On learning that Twitter sanctioned Rep. Jim Banks for daring to refer to Assistant Secretary of Health R. Levine as a man (and that Rep. Marjorie Taylor Greene also referred, but without sanction, to Dr. Levine as a man) I turned, for insight on this peculiar assault on the concept of objective reality, to a classic novel on the nature of totalitarianism:  1984, by George Orwell.  Here are, I believe, relevant passages from the novel, from a torture scene, with torture applied to Winston Smith by O’Brien.

O’Brien to Winston Smith, undergoing torture: 

“Who controls the present, controls the past…” Signet Classic (paper), p.248

This is what Critical Race Theory is all about.

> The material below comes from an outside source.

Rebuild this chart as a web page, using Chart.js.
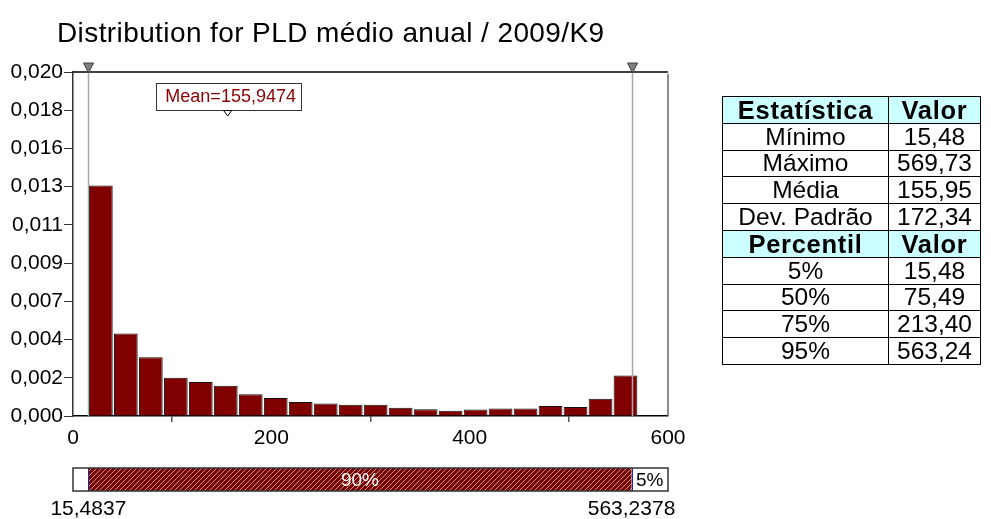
<!DOCTYPE html>
<html><head><meta charset="utf-8">
<script src="https://cdn.jsdelivr.net/npm/chart.js@4.4.1/dist/chart.umd.min.js"></script>
<style>
html,body{margin:0;padding:0;background:#fff;width:991px;height:519px;overflow:hidden;font-family:Arial,"Liberation Sans",sans-serif;}
#wrap{position:relative;width:991px;height:519px;}
#c{position:absolute;left:0;top:0;}
#title{position:absolute;left:57px;top:17px;font-size:28px;letter-spacing:0.4px;white-space:nowrap;color:#000;line-height:32px;}
#tbl{position:absolute;left:722px;top:96px;border-collapse:collapse;font-size:24.5px;color:#000;}
#tbl td{border:1.5px solid #000;height:26.8px;padding:0;text-align:center;line-height:24px;box-sizing:border-box;}
#tbl td.n{width:166px;}
#tbl td.v{width:92px;}
#tbl tr.h td{background:#ccffff;font-weight:bold;font-size:25.5px;letter-spacing:0.7px;}
</style>
</head><body>
<div id="wrap">
<canvas id="c" width="991" height="519"></canvas>
<div id="title"></div>
<table id="tbl"></table>
</div>
<script>
// ---- data ----
const titleText = 'Distribution for PLD médio anual / 2009/K9';
const binCenters = [28.08, 53.27, 78.46, 103.66, 128.85, 154.04, 179.24, 204.43, 229.62, 254.82, 280.01,
                    305.20, 330.40, 355.59, 380.78, 405.97, 431.17, 456.36, 481.55, 506.75, 531.94, 557.13];
const density = [0.01340, 0.00480, 0.00341, 0.00223, 0.00197, 0.00176, 0.00126, 0.00105, 0.00081, 0.00072, 0.00066,
                 0.00066, 0.00048, 0.00039, 0.00031, 0.00038, 0.00044, 0.00044, 0.00058, 0.00052, 0.00100, 0.00236];
const yMax = 0.020;
const yTickLabels = ['0,000','0,002','0,004','0,007','0,009','0,011','0,013','0,016','0,018','0,020'];
const xTickValues = [0, 200, 400, 600];
const meanValue = 155.9474;
const meanLabel = 'Mean=155,9474';
const markerValues = [15.4837, 563.2378];
const markerLabels = ['15,4837', '563,2378'];
const bandLabels = ['90%', '5%'];
const statHeader = ['Estatística', 'Valor'];
const statNames = ['Mínimo', 'Máximo', 'Média', 'Dev. Padrão'];
const statValues = ['15,48', '569,73', '155,95', '172,34'];
const pctHeader = ['Percentil', 'Valor'];
const pctNames = ['5%', '50%', '75%', '95%'];
const pctValues = ['15,48', '75,49', '213,40', '563,24'];

// ---- title & table ----
document.getElementById('title').textContent = titleText;
const tbl = document.getElementById('tbl');
function addRow(a, b, head) {
  const tr = document.createElement('tr');
  if (head) tr.className = 'h';
  const t1 = document.createElement('td'); t1.className = 'n'; t1.textContent = a;
  const t2 = document.createElement('td'); t2.className = 'v'; t2.textContent = b;
  tr.appendChild(t1); tr.appendChild(t2); tbl.appendChild(tr);
}
addRow(statHeader[0], statHeader[1], true);
statNames.forEach((n, i) => addRow(n, statValues[i]));
addRow(pctHeader[0], pctHeader[1], true);
pctNames.forEach((n, i) => addRow(n, pctValues[i]));

// ---- chart ----
const FONT = 'Arial, "Liberation Sans", sans-serif';
Chart.defaults.font.family = FONT;
const yTickValues = yTickLabels.map((_, i) => i * yMax / (yTickLabels.length - 1));

function hatch(ctx) {
  const p = document.createElement('canvas');
  p.width = 5; p.height = 5;
  const g = p.getContext('2d');
  g.fillStyle = '#7a0000'; g.fillRect(0, 0, 5, 5);
  g.strokeStyle = '#c09898'; g.lineWidth = 1;
  g.beginPath(); g.moveTo(-1, 6); g.lineTo(6, -1); g.stroke();
  return ctx.createPattern(p, 'repeat');
}

const overlay = {
  id: 'overlay',
  afterDraw(chart) {
    const ctx = chart.ctx, a = chart.chartArea, xs = chart.scales.x;
    ctx.save();
    // frame top & right
    ctx.strokeStyle = '#000'; ctx.lineWidth = 1.5;
    ctx.beginPath(); ctx.moveTo(a.left, a.top); ctx.lineTo(a.right, a.top); ctx.stroke();
    ctx.strokeStyle = '#666'; ctx.lineWidth = 1.5;
    ctx.beginPath(); ctx.moveTo(a.right, a.top + 2); ctx.lineTo(a.right, a.bottom); ctx.stroke();
    // marker lines + triangles
    markerValues.forEach(v => {
      const px = Math.round(xs.getPixelForValue(v)) + 0.5;
      ctx.strokeStyle = '#aaaaaa'; ctx.lineWidth = 1.5;
      ctx.beginPath(); ctx.moveTo(px, a.top); ctx.lineTo(px, a.bottom); ctx.stroke();
      ctx.fillStyle = '#808080'; ctx.strokeStyle = '#404040'; ctx.lineWidth = 1;
      ctx.beginPath(); ctx.moveTo(px - 5, a.top - 9); ctx.lineTo(px + 5, a.top - 9); ctx.lineTo(px, a.top + 1); ctx.closePath();
      ctx.fill(); ctx.stroke();
    });
    // mean label
    const mx = xs.getPixelForValue(meanValue);
    ctx.font = '18px ' + FONT;
    const bw = 145, bh = 27, by = a.top + 11;
    ctx.fillStyle = '#fff'; ctx.fillRect(mx - bw / 2, by, bw, bh);
    ctx.strokeStyle = '#333'; ctx.lineWidth = 1;
    ctx.strokeRect(Math.round(mx - bw / 2) + 1.5, by + 0.5, bw, bh);
    ctx.fillStyle = '#8b0000'; ctx.textAlign = 'center'; ctx.textBaseline = 'middle';
    ctx.fillText(meanLabel, mx + 3, by + bh / 2 + 1);
    ctx.fillStyle = '#fff'; ctx.strokeStyle = '#000';
    ctx.beginPath(); ctx.moveTo(mx - 4, by + bh + 0.5); ctx.lineTo(mx + 4, by + bh + 0.5); ctx.lineTo(mx, by + bh + 6); ctx.closePath();
    ctx.fill(); ctx.stroke();
    // bottom bar
    const x0 = xs.getPixelForValue(xs.min), x3 = xs.getPixelForValue(xs.max);
    const x1 = xs.getPixelForValue(markerValues[0]), x2 = xs.getPixelForValue(markerValues[1]);
    const top = 468, h = 23;
    ctx.fillStyle = '#fff'; ctx.fillRect(x0, top, x3 - x0, h);
    ctx.fillStyle = hatch(ctx); ctx.fillRect(x1, top, x2 - x1, h);
    ctx.strokeStyle = '#2222aa'; ctx.lineWidth = 1;
    [x1, x2].forEach(x => { ctx.beginPath(); ctx.moveTo(Math.round(x) + 0.5, top); ctx.lineTo(Math.round(x) + 0.5, top + h); ctx.stroke(); });
    ctx.strokeStyle = '#333'; ctx.lineWidth = 1.5;
    ctx.strokeRect(x0, top, x3 - x0, h);
    ctx.font = '19px ' + FONT; ctx.textBaseline = 'middle'; ctx.textAlign = 'center';
    ctx.fillStyle = '#fff'; ctx.fillText(bandLabels[0], (x1 + x2) / 2, top + h / 2 + 1);
    ctx.fillStyle = '#000'; ctx.fillText(bandLabels[1], (x2 + x3) / 2, top + h / 2 + 1);
    ctx.font = '21px ' + FONT; ctx.textBaseline = 'alphabetic';
    ctx.fillText(markerLabels[0], x1, 515);
    ctx.fillText(markerLabels[1], x2, 515);
    ctx.restore();
  }
};

new Chart(document.getElementById('c'), {
  type: 'bar',
  data: { datasets: [{
    data: binCenters.map((x, i) => ({ x: x, y: density[i] })),
    backgroundColor: '#800000', borderColor: '#111', borderWidth: 1,
    barPercentage: 1, categoryPercentage: 0.95
  }]},
  options: {
    responsive: false, animation: false, devicePixelRatio: 1,
    layout: { padding: { left: 0, top: 72, right: 323, bottom: 73 } },
    plugins: { legend: { display: false }, tooltip: { enabled: false }, title: { display: false } },
    scales: {
      x: {
        type: 'linear', min: 0, max: 600, offset: false,
        afterBuildTicks(s) { s.ticks = xTickValues.map(v => ({ value: v })); },
        ticks: { font: { size: 21 }, color: '#000', padding: 4, maxRotation: 0 },
        grid: { display: true, drawOnChartArea: false, drawTicks: true, tickLength: 6, color: '#555', lineWidth: 1.5 },
        border: { display: true, color: '#000', width: 1.5 },
        afterFit(s) { s.height = 30; }
      },
      y: {
        min: 0, max: yMax,
        afterBuildTicks(s) { s.ticks = yTickValues.map(v => ({ value: v })); },
        ticks: { callback: (v, i) => yTickLabels[i], font: { size: 21 }, color: '#000', padding: 1 },
        grid: { display: true, drawOnChartArea: false, drawTicks: true, tickLength: 9, color: '#333', lineWidth: 1 },
        border: { display: true, color: '#333', width: 1.5 },
        afterFit(s) { s.width = 73; }
      }
    }
  },
  plugins: [overlay]
});
</script>
</body></html>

O’Brien to Winston Smith, undergoing torture, on the nature of reality:

“Only the disciplined mind can see reality, Winston. You believe that reality is something objective, external, existing in its own right. You also believe that the nature of reality is self-evident. When you delude yourself into thinking that you see  something, you assume that everyone else sees the same thing as you. But I tell you, Winston, that reality is not external.  Reality exists in the human mind,  and nowhere else. Not in the individual mind, which can make mistakes, and in any case soon perishes; only in the mind of the Party, which is collective and immortal. Whatever the Party holds to be truth is truth. It is impossible to see reality except by looking through the eyes of the Party.”  Ibid, at p. 249

The Party says R. Levine is a woman; therefore, he is a woman.